TIME OUT with Alex Mitchell: 09/16/11

 

Welcome back to another installment of Time Out. I have thoroughly enjoyed the college football season thus far and nothing has made me happier than watching Georgia open up the season 0-2.

This week I am going to take a step back from the field and talk about an issue that is on the forefront of fans’ minds. I am sure that a lot of you have been following the recent drama with Texas A&M and the Aggies’ eventual move to the SEC and rather than bore you with the details of all the recent ESPN reports, I want to formally declare that conference expansion is ruining college football.

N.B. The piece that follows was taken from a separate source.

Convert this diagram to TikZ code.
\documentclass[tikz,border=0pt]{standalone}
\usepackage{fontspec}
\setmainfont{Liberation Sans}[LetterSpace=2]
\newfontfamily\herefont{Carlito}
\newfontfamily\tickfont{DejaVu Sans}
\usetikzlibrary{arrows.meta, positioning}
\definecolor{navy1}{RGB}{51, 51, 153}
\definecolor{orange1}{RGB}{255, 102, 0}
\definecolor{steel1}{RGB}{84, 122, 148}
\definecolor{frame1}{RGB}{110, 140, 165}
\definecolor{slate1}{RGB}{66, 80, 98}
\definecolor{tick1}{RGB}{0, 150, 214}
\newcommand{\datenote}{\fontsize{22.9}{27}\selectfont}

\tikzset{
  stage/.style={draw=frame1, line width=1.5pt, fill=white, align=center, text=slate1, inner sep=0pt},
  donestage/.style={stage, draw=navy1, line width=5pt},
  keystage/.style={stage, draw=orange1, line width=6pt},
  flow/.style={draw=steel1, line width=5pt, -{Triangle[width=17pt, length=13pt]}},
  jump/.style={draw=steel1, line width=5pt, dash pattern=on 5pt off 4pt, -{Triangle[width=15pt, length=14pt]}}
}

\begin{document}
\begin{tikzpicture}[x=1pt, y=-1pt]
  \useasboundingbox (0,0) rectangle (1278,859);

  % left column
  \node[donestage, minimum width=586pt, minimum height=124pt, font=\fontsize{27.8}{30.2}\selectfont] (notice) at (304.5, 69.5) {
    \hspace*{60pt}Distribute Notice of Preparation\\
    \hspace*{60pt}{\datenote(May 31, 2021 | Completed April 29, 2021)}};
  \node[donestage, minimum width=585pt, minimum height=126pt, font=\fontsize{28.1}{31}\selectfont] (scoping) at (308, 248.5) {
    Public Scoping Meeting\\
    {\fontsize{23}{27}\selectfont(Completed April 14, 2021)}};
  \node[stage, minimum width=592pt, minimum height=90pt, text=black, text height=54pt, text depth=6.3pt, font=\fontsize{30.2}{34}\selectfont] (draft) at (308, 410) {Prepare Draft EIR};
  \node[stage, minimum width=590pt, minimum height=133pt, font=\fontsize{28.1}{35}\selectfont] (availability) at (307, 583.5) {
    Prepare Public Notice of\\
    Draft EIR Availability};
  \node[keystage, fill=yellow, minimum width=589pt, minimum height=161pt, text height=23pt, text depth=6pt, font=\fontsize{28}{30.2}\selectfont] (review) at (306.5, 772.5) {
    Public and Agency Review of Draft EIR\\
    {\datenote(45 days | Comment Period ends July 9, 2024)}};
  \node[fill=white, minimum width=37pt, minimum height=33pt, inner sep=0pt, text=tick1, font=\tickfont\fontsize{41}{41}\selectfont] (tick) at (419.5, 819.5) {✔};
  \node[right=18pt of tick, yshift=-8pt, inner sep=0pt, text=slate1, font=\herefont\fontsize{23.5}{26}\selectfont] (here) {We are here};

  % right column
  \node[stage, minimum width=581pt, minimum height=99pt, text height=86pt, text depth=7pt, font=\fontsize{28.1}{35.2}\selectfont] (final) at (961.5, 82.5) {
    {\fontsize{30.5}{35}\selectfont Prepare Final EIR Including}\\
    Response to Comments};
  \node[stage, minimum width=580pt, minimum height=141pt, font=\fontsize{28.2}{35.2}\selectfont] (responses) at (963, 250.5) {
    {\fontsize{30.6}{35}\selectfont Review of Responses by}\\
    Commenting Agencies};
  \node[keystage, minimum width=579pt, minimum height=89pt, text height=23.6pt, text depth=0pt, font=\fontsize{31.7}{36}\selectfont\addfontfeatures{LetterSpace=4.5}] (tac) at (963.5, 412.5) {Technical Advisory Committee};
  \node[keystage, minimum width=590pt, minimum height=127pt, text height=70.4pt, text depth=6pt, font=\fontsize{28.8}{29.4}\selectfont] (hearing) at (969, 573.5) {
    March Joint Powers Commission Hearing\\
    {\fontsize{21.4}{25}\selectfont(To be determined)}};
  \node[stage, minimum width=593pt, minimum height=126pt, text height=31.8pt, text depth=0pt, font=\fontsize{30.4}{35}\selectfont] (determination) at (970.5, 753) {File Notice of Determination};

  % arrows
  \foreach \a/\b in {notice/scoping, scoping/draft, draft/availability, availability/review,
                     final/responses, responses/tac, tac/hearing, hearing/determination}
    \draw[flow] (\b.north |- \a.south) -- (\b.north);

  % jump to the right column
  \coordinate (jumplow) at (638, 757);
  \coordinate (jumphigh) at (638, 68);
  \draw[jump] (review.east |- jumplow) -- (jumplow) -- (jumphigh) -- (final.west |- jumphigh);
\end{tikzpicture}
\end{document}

My biggest gripe with conference expansion is the detrimental effect that it has on the traditions of college football. College football is built on traditions and rivalries: Michigan versus Ohio State, Alabama versus Auburn. Everybody loves a good rivalry because everybody knows that anything can happen in a rivalry game. It does not matter how good one team is—its rival will always stand a chance to win.

Unfortunately, one or more of the great rivalries may never happen again if the conferences realign. Take Texas versus Texas A&M for instance. Should the Aggies move to the SEC, they would no longer want to play Texas every year on top of LSU, Alabama and Arkansas. Fans look forward to the rivalry game all year, so removing it from the schedule could affect fan morale for those teams and take away from the excitement of college football.

Another way that conference expansion could ruin college football is the outrageous scenarios that could arise in the bowl games. If conference expansion runs rampant and four 16-team “super conferences” are formed, then we could have postseason situations that are worse than they are today. Teams in these super conferences will be hard-pressed to go undefeated and in all likelihood, there would be four or five 10-2 teams at the end of the season. What would the BCS do with these teams who all ended up with identical records with almost identical conferences? They would do what they have always done: just use some incoherent computer formula to determine who will go to the National Championship Game. If the voters and computers cannot figure out which team is best now, then there is no way they will be able to figure out which two teams are the best when all the teams are in super conferences.

Oh, and do not kid yourself in thinking that four super conferences could lead to a playoff because the BCS is under contract until 2014 and the bowl games make far too much money. The heads of college institutions will also say that a playoff would never happen because it would force students to miss too much class time. Like they really care about that…

Another problem that conference expansion poses to bowl games is the predetermined bowl game tie-ins. These tie-ins decree that the ACC Champion goes to the Orange Bowl and that the Big 12 Champion will go to the Fiesta Bowl. With the inevitability of super conferences, the big wigs behind these bowl games will have to find a new tie-in should the ACC or Big 12 get destroyed. What is most egregious to me is that the Rose Bowl, the granddaddy of them all, might get two teams that are neither from the Pac-12 Conference nor the Big Ten Conference. I shudder to think about the possibility of Texas Tech playing Rutgers in the biggest bowl game of the season.

The next problem I have with conference expansion is that it would widen the gap between David and Goliath. Should four 16-team super conferences form in the near future, it would widen the already cavernous gap between the haves and the have-nots. Normally, I am not entirely democratic but when it comes to college football, I want to see every team get an equal opportunity to win the championship. Boise St. and TCU have done their parts the past few seasons to bust the BCS, but neither will get a chance again if they are left out of the super conferences. They will be playing even more cupcakes because no super conference team will want to play them along with the teams in its conference. TCU and Boise will not be able to get enough BCS points and well, you get the idea.

Also, everyone is talking about the possibility of Texas and Oklahoma leaving the Big 12. That would be exciting for fans of those teams, but what about Baylor, Iowa State and Kansas State? Will those schools be forced to play in Conference USA, or what is left of it? No one knows the answer yet, but that great performance two weeks ago by Baylor’s Robert Griffin might be one of the last Baylor games ever televised.

While some fans are excited about the possibilities of conference expansion, it is important to think about issues like these and truly consider whether a super conference system would be good for the game.